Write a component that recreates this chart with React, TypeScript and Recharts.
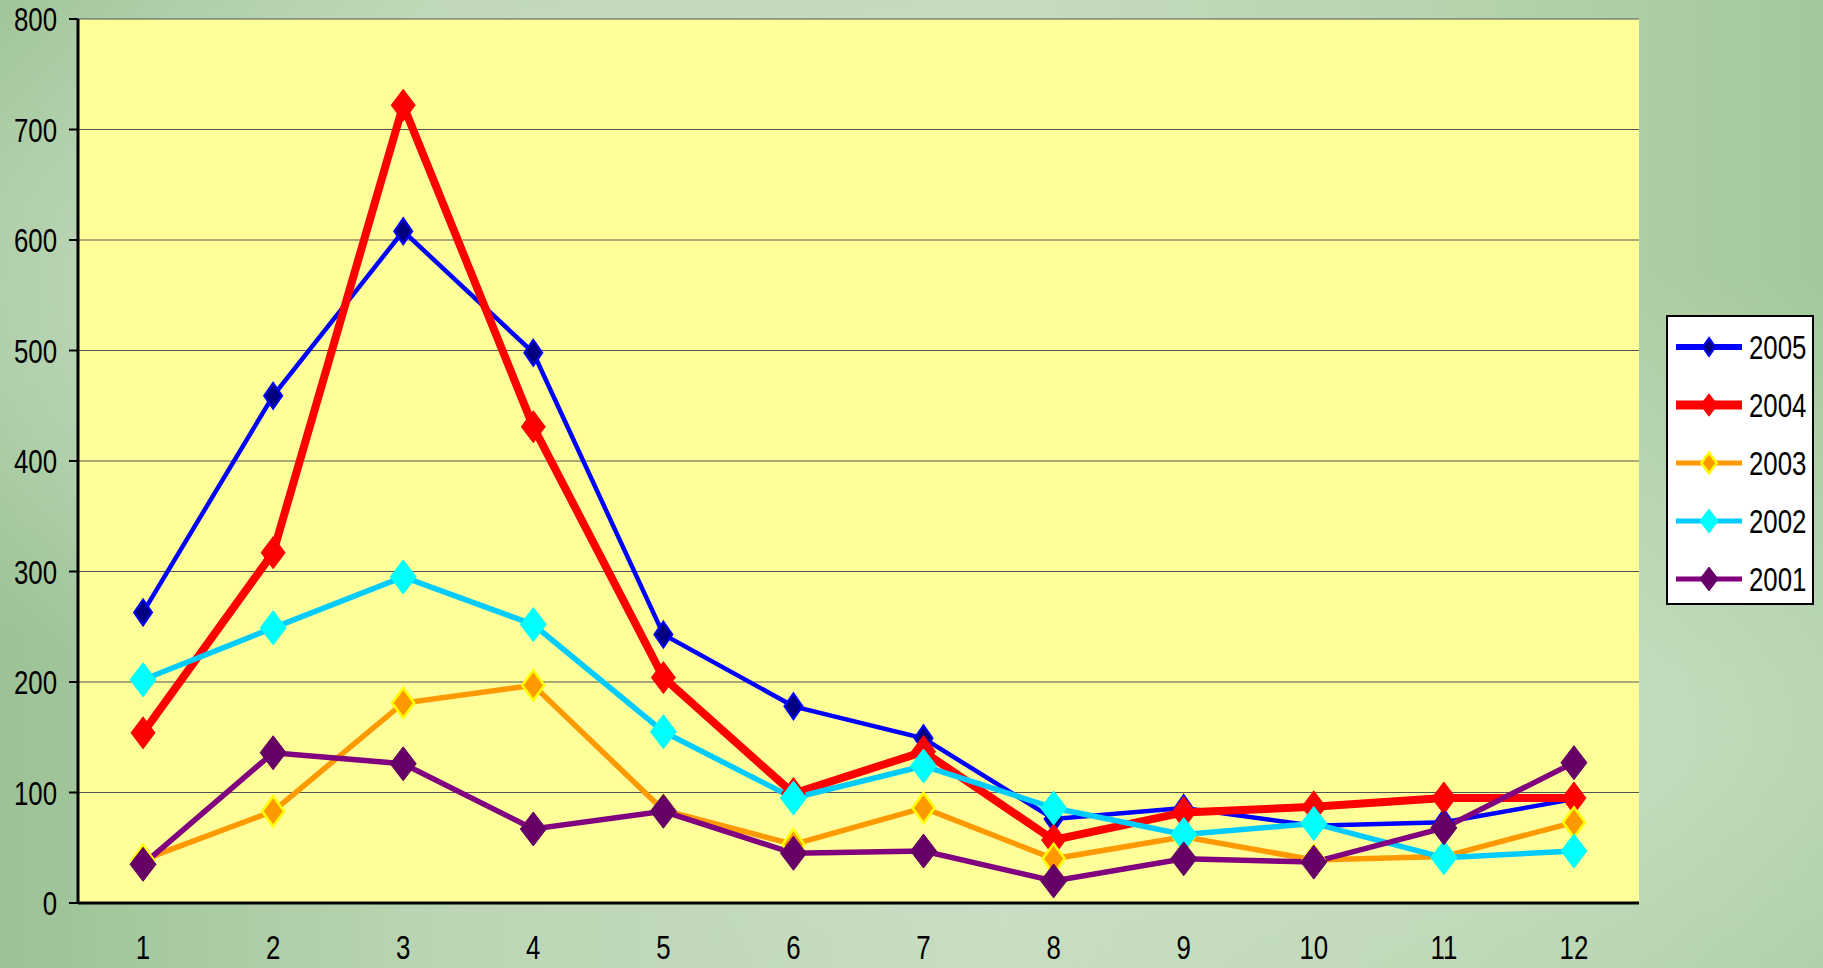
import React from 'react';
import { LineChart, Line, XAxis, YAxis, CartesianGrid } from 'recharts';

const months = [1, 2, 3, 4, 5, 6, 7, 8, 9, 10, 11, 12];
const s2005 = [263, 459, 608, 498, 243, 178, 149, 76, 86, 70, 73, 94];
const s2004 = [154, 317, 722, 431, 204, 99, 137, 57, 82, 87, 95, 95];
const s2003 = [39, 83, 181, 197, 84, 53, 86, 40, 60, 39, 42, 73];
const s2002 = [202, 249, 295, 252, 155, 95, 124, 86, 62, 72, 41, 47];
const s2001 = [35, 136, 126, 67, 83, 45, 47, 20, 40, 37, 68, 127];
const yTicks = [0, 100, 200, 300, 400, 500, 600, 700, 800];
const seriesNames = ['2005', '2004', '2003', '2002', '2001'];
const seriesValues = [s2005, s2004, s2003, s2002, s2001];

const styles = [
  { line: '#0000FF', width: 4.5, lw: 6, fill: '#000080', stroke: '#0000FF', sw: 2, w: 9, h: 13 },
  { line: '#FF0000', width: 8, lw: 9, fill: '#FF0000', stroke: '#FF0000', sw: 1, w: 12, h: 16 },
  { line: '#FF9900', width: 5.5, lw: 5, fill: '#FF9900', stroke: '#FFFF00', sw: 2.5, w: 11, h: 15 },
  { line: '#00CCFF', width: 5.5, lw: 5, fill: '#00FFFF', stroke: '#00FFFF', sw: 1, w: 13, h: 17 },
  { line: '#800080', width: 5.5, lw: 5, fill: '#660066', stroke: '#660066', sw: 1, w: 13, h: 17 },
];

const data = months.map((m, i) => {
  const row: any = { m };
  seriesNames.forEach((n, k) => { row[n] = seriesValues[k][i]; });
  return row;
});
const bounds = [...months.map((m) => m - 0.5), months[months.length - 1] + 0.5];

const FONT = "'Liberation Sans', Arial, sans-serif";
const FS = 34;
const SX = 0.76;

const makeDot = (st: any) => (props: any) => {
  const { cx, cy, index } = props;
  if (cx == null || cy == null) return <g key={index} />;
  return (
    <path
      key={index}
      d={`M${cx},${cy - st.h}L${cx + st.w},${cy}L${cx},${cy + st.h}L${cx - st.w},${cy}Z`}
      fill={st.fill}
      stroke={st.stroke}
      strokeWidth={st.sw}
    />
  );
};

const YTick = (props: any) => {
  const { x, y, payload } = props;
  return (
    <g transform={`translate(${x},${y}) scale(${SX},1)`}>
      <text x={0} y={0} dy="0.36em" textAnchor="end" fill="#000" fontSize={FS} fontFamily={FONT}>
        {payload.value}
      </text>
    </g>
  );
};

const XTick = (props: any) => {
  const { x, y, payload } = props;
  return (
    <g transform={`translate(${x},${y}) scale(${SX},1)`}>
      <text x={0} y={55} textAnchor="middle" fill="#000" fontSize={FS} fontFamily={FONT}>
        {payload.value}
      </text>
    </g>
  );
};

const LegendBox = () => (
  <div
    style={{
      position: 'absolute',
      left: 1666,
      top: 315,
      width: 148,
      height: 290,
      background: '#FFFFFF',
      border: '2px solid #000',
      boxSizing: 'border-box',
    }}
  >
    <svg width={146} height={288} style={{ display: 'block' }}>
      {seriesNames.map((n, k) => {
        const st = styles[k];
        const cy = 30 + k * 58;
        const dw = st.w * 0.7;
        const dh = st.h * 0.7;
        return (
          <g key={n}>
            <line x1={8} y1={cy} x2={74} y2={cy} stroke={st.line} strokeWidth={st.lw} />
            <path
              d={`M41,${cy - dh}L${41 + dw},${cy}L41,${cy + dh}L${41 - dw},${cy}Z`}
              fill={st.fill}
              stroke={st.stroke}
              strokeWidth={st.sw}
            />
            <g transform={`translate(81,${cy}) scale(${SX},1)`}>
              <text x={0} y={0} dy="0.36em" fill="#000" fontSize={FS} fontFamily={FONT}>
                {n}
              </text>
            </g>
          </g>
        );
      })}
    </svg>
  </div>
);

export default function App() {
  return (
    <div
      style={{
        position: 'absolute',
        left: 0,
        top: 0,
        width: 1823,
        height: 968,
        overflow: 'hidden',
        background:
          'radial-gradient(ellipse at 20% 30%, rgba(220,235,215,0.6), rgba(0,0,0,0) 40%), radial-gradient(ellipse at 85% 75%, rgba(215,232,210,0.6), rgba(0,0,0,0) 45%), linear-gradient(90deg, #9cc296 0%, #bcd6b5 25%, #c6dcc0 55%, #b6d3ae 80%, #a4c89d 100%)',
      }}
    >
      <LineChart
        width={1823}
        height={968}
        data={data}
        margin={{ top: 19, right: 184, bottom: 0, left: 0 }}
      >
        <CartesianGrid
          vertical={false}
          horizontal={true}
          fill="#FFFF99"
          fillOpacity={1}
          stroke="#555555"
          strokeWidth={1.2}
        />
        <XAxis
          xAxisId="edge"
          dataKey="m"
          type="number"
          domain={[bounds[0], bounds[bounds.length - 1]]}
          ticks={bounds}
          tick={false}
          tickLine={{ stroke: '#000', strokeWidth: 2 }}
          tickSize={10}
          axisLine={{ stroke: '#000', strokeWidth: 3 }}
          height={1}
          allowDataOverflow
        />
        <XAxis
          xAxisId="lab"
          dataKey="m"
          type="number"
          domain={[bounds[0], bounds[bounds.length - 1]]}
          ticks={months}
          tickLine={false}
          axisLine={false}
          tickSize={0}
          tickMargin={0}
          height={64}
          interval={0}
          tick={<XTick />}
          allowDataOverflow
        />
        <YAxis
          domain={[0, 800]}
          ticks={yTicks}
          interval={0}
          width={78}
          tickSize={9}
          tickMargin={12}
          tickLine={{ stroke: '#000', strokeWidth: 2 }}
          axisLine={{ stroke: '#000', strokeWidth: 3 }}
          tick={<YTick />}
        />
        {seriesNames.map((n, k) => (
          <Line
            key={n}
            xAxisId="lab"
            type="linear"
            dataKey={n}
            stroke={styles[k].line}
            strokeWidth={styles[k].width}
            dot={makeDot(styles[k])}
            activeDot={false}
            isAnimationActive={false}
          />
        ))}
      </LineChart>
      <LegendBox />
    </div>
  );
}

====================

Return only the lines from the start of the data through the line that contains "XAxis, YAxis, CartesianGrid", please, copying them exactly and omitting all pictures.

▸ **IN RESPONSE**
Write a component that recreates this chart with React, TypeScript and Recharts.
import React from 'react';
import { LineChart, Line, XAxis, YAxis, CartesianGrid } from 'recharts';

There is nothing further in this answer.